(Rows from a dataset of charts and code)
☆ ☆ ☆ ☆

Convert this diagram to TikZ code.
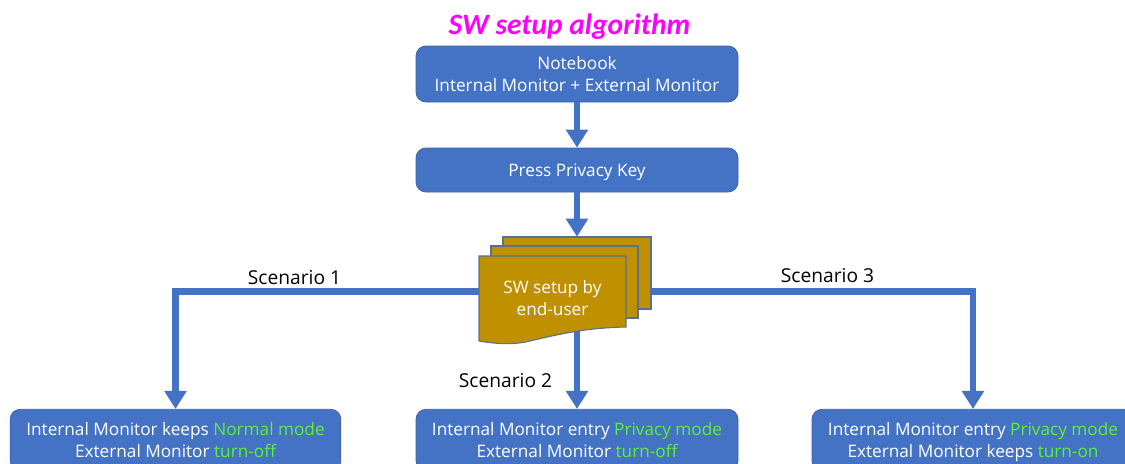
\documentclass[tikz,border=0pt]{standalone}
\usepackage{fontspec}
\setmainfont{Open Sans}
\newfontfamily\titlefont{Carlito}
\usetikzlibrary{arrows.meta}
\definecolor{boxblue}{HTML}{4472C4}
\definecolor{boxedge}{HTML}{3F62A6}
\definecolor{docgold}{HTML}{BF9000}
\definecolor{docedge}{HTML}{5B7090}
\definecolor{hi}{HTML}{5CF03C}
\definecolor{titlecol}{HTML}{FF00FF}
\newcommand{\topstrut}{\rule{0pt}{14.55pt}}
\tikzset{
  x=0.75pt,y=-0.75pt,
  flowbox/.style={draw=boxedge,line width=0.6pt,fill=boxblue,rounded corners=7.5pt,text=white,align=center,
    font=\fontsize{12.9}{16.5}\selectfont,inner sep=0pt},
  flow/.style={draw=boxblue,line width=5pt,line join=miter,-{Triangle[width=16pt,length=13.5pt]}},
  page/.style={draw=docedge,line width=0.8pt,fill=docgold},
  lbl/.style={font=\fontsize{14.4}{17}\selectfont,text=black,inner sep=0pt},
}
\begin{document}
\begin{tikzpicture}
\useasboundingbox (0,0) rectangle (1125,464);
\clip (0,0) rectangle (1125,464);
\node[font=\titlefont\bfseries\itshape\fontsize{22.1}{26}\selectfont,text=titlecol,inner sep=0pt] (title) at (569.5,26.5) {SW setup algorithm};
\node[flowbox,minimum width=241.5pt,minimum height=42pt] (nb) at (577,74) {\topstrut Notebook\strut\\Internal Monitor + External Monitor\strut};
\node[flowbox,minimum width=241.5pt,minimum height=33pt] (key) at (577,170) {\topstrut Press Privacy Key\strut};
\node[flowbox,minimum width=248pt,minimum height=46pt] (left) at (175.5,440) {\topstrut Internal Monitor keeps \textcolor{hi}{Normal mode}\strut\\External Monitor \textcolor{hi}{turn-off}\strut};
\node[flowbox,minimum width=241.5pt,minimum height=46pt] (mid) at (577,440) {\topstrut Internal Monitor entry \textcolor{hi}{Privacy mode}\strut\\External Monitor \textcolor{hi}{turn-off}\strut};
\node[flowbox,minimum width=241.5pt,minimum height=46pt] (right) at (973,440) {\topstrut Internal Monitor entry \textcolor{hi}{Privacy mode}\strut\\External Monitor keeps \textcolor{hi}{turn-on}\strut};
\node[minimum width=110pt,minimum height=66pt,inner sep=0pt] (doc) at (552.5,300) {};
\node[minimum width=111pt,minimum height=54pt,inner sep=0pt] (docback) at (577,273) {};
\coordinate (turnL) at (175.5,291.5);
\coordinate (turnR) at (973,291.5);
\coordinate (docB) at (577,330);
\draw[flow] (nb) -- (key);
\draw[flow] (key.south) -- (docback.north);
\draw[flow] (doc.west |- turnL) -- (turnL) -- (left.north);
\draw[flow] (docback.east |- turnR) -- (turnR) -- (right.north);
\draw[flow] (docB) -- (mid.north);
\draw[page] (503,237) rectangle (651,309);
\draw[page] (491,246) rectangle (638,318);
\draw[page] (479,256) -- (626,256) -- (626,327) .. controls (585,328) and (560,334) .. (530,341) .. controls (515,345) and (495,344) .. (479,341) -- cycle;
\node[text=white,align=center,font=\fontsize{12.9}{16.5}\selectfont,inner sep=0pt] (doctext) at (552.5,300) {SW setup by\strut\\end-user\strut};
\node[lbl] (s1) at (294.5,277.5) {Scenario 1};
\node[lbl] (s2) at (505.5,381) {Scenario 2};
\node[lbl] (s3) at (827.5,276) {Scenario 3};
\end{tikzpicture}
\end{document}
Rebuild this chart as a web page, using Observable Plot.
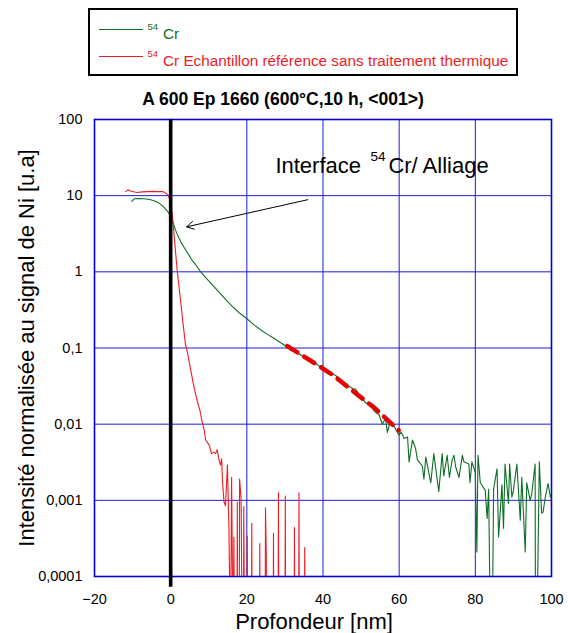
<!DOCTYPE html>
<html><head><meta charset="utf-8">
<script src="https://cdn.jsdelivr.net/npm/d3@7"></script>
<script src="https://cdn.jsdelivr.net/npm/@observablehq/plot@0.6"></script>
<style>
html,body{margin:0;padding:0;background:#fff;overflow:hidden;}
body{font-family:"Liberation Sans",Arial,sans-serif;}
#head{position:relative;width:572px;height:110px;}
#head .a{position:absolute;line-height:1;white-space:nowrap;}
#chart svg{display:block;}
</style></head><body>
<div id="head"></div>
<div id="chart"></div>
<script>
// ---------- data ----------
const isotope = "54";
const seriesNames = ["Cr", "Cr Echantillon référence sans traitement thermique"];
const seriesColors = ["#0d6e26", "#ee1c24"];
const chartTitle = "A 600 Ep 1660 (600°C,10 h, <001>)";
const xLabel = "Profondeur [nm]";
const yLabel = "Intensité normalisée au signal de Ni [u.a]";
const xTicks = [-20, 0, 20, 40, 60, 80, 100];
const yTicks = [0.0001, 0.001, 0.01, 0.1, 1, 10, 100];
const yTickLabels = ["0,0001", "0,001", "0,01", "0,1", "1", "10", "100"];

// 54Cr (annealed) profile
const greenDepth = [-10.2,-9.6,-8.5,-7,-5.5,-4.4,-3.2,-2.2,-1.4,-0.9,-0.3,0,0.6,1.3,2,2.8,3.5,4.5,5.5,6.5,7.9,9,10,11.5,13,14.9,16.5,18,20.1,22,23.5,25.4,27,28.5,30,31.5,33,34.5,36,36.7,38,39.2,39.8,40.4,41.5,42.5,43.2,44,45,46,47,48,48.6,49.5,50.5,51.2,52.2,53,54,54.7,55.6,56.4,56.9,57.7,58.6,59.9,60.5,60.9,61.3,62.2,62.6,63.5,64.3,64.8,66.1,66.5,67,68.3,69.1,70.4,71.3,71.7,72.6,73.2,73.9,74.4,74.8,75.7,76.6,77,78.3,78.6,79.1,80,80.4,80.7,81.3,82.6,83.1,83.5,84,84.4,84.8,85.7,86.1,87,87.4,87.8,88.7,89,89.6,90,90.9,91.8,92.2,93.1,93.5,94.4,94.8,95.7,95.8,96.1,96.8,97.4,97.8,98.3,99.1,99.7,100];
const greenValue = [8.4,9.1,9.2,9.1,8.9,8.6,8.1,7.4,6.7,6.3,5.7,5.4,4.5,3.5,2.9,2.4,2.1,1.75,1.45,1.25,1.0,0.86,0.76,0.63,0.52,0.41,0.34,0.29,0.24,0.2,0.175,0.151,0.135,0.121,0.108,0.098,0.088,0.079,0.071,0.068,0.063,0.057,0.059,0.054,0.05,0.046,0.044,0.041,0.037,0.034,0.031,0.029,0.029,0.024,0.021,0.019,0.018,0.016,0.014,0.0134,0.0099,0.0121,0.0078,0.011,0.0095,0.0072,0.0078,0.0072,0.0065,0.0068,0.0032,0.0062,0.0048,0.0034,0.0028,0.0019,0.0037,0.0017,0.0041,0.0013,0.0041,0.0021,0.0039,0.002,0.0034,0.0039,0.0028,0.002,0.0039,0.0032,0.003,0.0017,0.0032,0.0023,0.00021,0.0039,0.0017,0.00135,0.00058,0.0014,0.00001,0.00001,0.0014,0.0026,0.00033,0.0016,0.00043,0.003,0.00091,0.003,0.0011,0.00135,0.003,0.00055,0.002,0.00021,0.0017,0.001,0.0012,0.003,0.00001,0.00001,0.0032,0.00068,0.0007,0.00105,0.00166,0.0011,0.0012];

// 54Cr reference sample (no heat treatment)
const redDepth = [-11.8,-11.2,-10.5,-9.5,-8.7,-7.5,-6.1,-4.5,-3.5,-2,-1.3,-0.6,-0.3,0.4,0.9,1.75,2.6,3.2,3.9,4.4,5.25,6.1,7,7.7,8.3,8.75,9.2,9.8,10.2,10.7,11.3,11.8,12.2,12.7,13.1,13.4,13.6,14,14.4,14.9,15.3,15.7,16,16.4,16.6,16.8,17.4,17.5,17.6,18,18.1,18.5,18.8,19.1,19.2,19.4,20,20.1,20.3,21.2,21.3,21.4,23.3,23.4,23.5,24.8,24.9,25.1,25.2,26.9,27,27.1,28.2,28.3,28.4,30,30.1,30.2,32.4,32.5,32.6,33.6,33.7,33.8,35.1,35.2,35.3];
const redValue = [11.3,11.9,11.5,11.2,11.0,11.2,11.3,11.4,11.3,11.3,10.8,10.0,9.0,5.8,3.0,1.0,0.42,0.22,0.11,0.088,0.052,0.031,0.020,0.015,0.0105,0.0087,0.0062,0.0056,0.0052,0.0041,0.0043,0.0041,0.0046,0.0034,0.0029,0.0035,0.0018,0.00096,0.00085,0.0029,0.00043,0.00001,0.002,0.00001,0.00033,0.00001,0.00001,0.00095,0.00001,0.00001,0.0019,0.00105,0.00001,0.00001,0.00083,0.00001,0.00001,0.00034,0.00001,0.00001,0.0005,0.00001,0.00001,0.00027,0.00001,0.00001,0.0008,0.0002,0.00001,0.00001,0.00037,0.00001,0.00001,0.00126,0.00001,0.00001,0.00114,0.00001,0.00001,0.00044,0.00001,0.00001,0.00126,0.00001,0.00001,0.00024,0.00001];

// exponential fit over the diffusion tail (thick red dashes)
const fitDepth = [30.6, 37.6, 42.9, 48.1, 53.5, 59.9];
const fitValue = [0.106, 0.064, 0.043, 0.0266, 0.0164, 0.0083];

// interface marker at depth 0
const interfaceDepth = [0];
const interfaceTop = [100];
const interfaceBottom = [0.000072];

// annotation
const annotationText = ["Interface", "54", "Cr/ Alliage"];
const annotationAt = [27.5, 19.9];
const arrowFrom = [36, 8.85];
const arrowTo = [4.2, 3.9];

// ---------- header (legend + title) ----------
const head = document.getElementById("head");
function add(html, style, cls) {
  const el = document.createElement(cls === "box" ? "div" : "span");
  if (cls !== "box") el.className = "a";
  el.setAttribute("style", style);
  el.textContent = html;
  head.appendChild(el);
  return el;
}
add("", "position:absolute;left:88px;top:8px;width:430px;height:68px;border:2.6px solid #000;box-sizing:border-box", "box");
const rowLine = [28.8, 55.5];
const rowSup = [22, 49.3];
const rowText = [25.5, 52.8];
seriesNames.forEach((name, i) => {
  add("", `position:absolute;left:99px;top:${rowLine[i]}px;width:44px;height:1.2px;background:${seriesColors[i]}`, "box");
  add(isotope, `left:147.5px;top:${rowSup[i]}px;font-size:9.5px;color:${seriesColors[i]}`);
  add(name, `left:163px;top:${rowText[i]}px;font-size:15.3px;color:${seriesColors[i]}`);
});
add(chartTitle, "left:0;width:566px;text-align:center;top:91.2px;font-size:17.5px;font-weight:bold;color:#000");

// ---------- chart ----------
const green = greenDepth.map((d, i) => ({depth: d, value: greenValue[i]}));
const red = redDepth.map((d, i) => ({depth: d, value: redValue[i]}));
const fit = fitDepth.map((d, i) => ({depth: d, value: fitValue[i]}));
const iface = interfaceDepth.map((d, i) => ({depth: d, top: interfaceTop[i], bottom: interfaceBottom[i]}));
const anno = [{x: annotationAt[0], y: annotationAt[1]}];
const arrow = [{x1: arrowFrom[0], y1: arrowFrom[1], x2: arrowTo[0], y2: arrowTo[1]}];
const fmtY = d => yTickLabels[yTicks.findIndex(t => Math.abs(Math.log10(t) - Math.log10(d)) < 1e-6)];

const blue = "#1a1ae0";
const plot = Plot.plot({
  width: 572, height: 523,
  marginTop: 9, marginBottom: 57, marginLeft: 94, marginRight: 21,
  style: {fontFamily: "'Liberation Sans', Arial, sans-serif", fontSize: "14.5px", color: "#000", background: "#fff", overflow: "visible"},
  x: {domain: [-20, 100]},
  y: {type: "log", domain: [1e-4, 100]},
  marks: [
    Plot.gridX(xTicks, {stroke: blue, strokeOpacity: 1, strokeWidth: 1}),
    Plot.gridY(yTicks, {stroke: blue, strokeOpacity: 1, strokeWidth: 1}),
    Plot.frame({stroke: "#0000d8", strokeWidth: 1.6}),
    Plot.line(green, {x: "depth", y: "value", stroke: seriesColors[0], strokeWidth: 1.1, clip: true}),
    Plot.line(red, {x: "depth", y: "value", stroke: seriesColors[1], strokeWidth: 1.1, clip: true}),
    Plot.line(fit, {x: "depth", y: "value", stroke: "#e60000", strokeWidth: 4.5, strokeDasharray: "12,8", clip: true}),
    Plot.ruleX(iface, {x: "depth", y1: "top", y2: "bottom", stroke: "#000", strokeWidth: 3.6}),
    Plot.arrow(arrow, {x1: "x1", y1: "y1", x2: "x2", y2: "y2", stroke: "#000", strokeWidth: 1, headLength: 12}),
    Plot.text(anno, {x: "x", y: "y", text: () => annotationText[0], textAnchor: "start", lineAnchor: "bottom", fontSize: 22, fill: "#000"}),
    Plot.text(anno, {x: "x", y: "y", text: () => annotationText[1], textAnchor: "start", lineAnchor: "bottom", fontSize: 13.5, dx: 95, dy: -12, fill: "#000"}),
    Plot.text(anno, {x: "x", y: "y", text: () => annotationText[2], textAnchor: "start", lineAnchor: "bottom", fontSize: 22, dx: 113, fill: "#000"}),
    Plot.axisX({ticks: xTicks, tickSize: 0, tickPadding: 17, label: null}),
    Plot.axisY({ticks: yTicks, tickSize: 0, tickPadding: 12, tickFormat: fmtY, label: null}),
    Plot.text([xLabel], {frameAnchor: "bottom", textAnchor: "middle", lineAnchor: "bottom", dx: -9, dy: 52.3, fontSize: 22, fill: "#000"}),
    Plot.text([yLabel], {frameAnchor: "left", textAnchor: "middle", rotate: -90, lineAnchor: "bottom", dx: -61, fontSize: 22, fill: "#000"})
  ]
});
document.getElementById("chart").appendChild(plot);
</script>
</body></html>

☆ ☆ ☆ ☆

### Given task
Look through the entries above; copy every line holding the string "this".

### Response
Convert this diagram to TikZ code.
Rebuild this chart as a web page, using Observable Plot.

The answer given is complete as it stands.